[Intel-gfx] [PATCH v3 1/3] drm/i915: introduce REG_BIT() and REG_GENMASK() to define register contents

Chris Wilson chris at chris-wilson.co.uk
Thu Feb 28 10:12:43 UTC 2019


Quoting Jani Nikula (2019-02-28 10:07:06)
> On Thu, 28 Feb 2019, Michal Wajdeczko <michal.wajdeczko at intel.com> wrote:
> > On Wed, 27 Feb 2019 18:02:36 +0100, Jani Nikula <jani.nikula at intel.com>  
> > wrote:
> >
> >> @@ -116,6 +116,34 @@
> >>   *  #define GEN8_BAR                    _MMIO(0xb888)
> >>   */
> >> +/**
> >> + * REG_BIT() - Prepare a u32 bit value
> >> + * @__n: 0-based bit number
> >> + *
> >> + * Local wrapper for BIT() to force u32, with compile time checks.
> >> + *
> >> + * @return: Value with bit @__n set.
> >> + */
> >> +#define REG_BIT(__n)                                                        \
> >> +    ((u32)(BIT(__n) +                                               \
> >> +           BUILD_BUG_ON_ZERO(__builtin_constant_p(__n) &&           \
> >> +                             ((__n) < 0 || (__n) > 31))))
> >
> > Maybe to simplify the code we can define this macro using macro below:
> >
> > #define REG_BIT(__n) REG_GENMASK(__n, __n)
> 
> I don't want to limit the macro to constant expressions (even if that's
> the most common use for us), and in non-constant expressions the simple
> shift becomes unnecessarily complicated with GENMASK. Plus there's the
> double evaluation of __n.
> 
> >
> >> +
> >> +/**
> >> + * REG_GENMASK() - Prepare a continuous u32 bitmask
> >> + * @__high: 0-based high bit
> >> + * @__low: 0-based low bit
> >> + *
> >> + * Local wrapper for GENMASK() to force u32, with compile time checks.
> >> + *
> >> + * @return: Continuous bitmask from @__high to @__low, inclusive.
> >> + */
> >> +#define REG_GENMASK(__high, __low)                                  \
> >> +    ((u32)(GENMASK(__high, __low) +                                 \
> >> +           BUILD_BUG_ON_ZERO(__builtin_constant_p(__high) &&        \
> >> +                             __builtin_constant_p(__low) &&         \
> >> +                             ((__low) < 0 || (__high) > 31 || (__low) > (__high)))))
> >> +
> >
> > nit: Since we are defining new set of macros, do we really have to follow
> > naming of the underlying macros? maybe we can can have clear new names:
> >
> >       REG_BIT(n)
> >       REG_BITS(hi,low)
> 
> We've pretty much been having this conversation ever since the first RFC
> was posted.

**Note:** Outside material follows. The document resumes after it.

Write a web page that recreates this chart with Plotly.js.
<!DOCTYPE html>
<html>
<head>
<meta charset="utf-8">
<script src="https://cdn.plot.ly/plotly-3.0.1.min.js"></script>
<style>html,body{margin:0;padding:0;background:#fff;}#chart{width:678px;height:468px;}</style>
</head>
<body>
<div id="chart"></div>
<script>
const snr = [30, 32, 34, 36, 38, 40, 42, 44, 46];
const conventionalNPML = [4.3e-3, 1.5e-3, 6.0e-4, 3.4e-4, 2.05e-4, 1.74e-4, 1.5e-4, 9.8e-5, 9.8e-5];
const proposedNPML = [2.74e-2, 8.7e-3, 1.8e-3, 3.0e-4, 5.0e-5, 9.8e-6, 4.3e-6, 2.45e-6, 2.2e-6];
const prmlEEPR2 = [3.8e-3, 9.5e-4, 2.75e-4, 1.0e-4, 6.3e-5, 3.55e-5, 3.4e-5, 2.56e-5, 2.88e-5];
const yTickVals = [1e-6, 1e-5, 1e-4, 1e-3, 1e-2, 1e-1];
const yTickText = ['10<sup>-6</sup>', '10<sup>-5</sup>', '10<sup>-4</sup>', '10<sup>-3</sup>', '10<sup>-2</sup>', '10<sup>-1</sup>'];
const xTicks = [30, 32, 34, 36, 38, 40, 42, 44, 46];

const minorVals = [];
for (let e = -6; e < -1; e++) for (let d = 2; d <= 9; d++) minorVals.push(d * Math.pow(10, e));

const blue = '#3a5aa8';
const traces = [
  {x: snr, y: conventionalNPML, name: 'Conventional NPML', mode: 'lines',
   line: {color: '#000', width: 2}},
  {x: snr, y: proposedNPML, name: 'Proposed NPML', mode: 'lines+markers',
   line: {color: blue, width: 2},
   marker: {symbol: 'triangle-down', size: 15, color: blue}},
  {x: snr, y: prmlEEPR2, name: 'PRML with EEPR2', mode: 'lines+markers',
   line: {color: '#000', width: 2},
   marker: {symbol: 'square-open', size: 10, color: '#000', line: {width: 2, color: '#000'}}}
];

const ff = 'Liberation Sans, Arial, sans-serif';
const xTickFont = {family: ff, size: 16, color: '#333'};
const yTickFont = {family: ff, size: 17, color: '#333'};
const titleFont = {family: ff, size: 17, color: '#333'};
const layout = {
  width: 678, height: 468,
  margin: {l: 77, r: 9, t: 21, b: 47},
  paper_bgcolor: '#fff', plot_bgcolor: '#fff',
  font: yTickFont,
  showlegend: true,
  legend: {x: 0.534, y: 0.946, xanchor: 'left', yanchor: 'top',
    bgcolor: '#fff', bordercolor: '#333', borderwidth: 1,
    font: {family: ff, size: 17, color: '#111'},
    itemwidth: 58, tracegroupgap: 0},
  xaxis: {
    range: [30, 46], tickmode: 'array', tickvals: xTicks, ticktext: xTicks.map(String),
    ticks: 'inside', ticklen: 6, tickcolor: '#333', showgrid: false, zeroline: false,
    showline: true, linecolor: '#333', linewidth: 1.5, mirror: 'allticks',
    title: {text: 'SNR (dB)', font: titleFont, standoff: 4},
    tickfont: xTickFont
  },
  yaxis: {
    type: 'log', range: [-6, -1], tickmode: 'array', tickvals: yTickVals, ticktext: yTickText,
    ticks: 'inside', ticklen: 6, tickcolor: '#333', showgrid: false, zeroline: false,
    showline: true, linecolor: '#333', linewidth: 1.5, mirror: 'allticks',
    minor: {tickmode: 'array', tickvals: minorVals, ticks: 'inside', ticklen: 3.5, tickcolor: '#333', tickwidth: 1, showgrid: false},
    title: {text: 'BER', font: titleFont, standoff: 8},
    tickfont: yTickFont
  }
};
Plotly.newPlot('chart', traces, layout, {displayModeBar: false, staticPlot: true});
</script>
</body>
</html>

It could be BITS, MASK, GENMASK, FIELD (except that clashes
> with REG_FIELD from regmap.h), BITFIELD, whatnot. And next thing you
> know, we look at REG_FIELD_PREP and REG_FIELD_GET and wonder if we
> should have our own names for them too. REG_BITS_PREP? REG_BITS_VALUE?
> REG_BITS_GET?
> 
> We *might* be able to come up with internally consistent naming
> everyone's happy with, and have those names grow on people, but based on
> the discussion so far I'm not optimistic.
> 
> So basically I gave up on that, and with the current proposal, the names
> are the same as the widely used kernel macros, with REG_ prefix
> added. If you know what they do, you know what these do. It's still
> consistent, just in a different way.
> 
> Also, I pretty much expect our code outside of i915_reg.h to use a mix
> of our versions and the underlying ones. And I'm not sure I want to
> start policing people to use our versions exclusively. If the names
> differ only with the REG_ part, I think the mix will be much easier to
> live with.

+1

An alternative naming scheme might be:

BIT_U32
GENMASK_U32
FIELD_GET_U32
FIELD_PREP_U32

(which extend naturally to 16b registers etc) and perhaps more obvious
what the nature of the change over the common macros. The U is in all
likelihood redundant, so even

BIT32
GENMASK32
FIELD32_GET
FIELD32_PREP

?

But I think the central tenant is that we want to use the common naming
scheme so that we can trivially go from GENMASK to REG_GENMASK/GENMASK32
and that other people reading our code already know the language (plus
we want these to be part of include/linux and out of our hair!)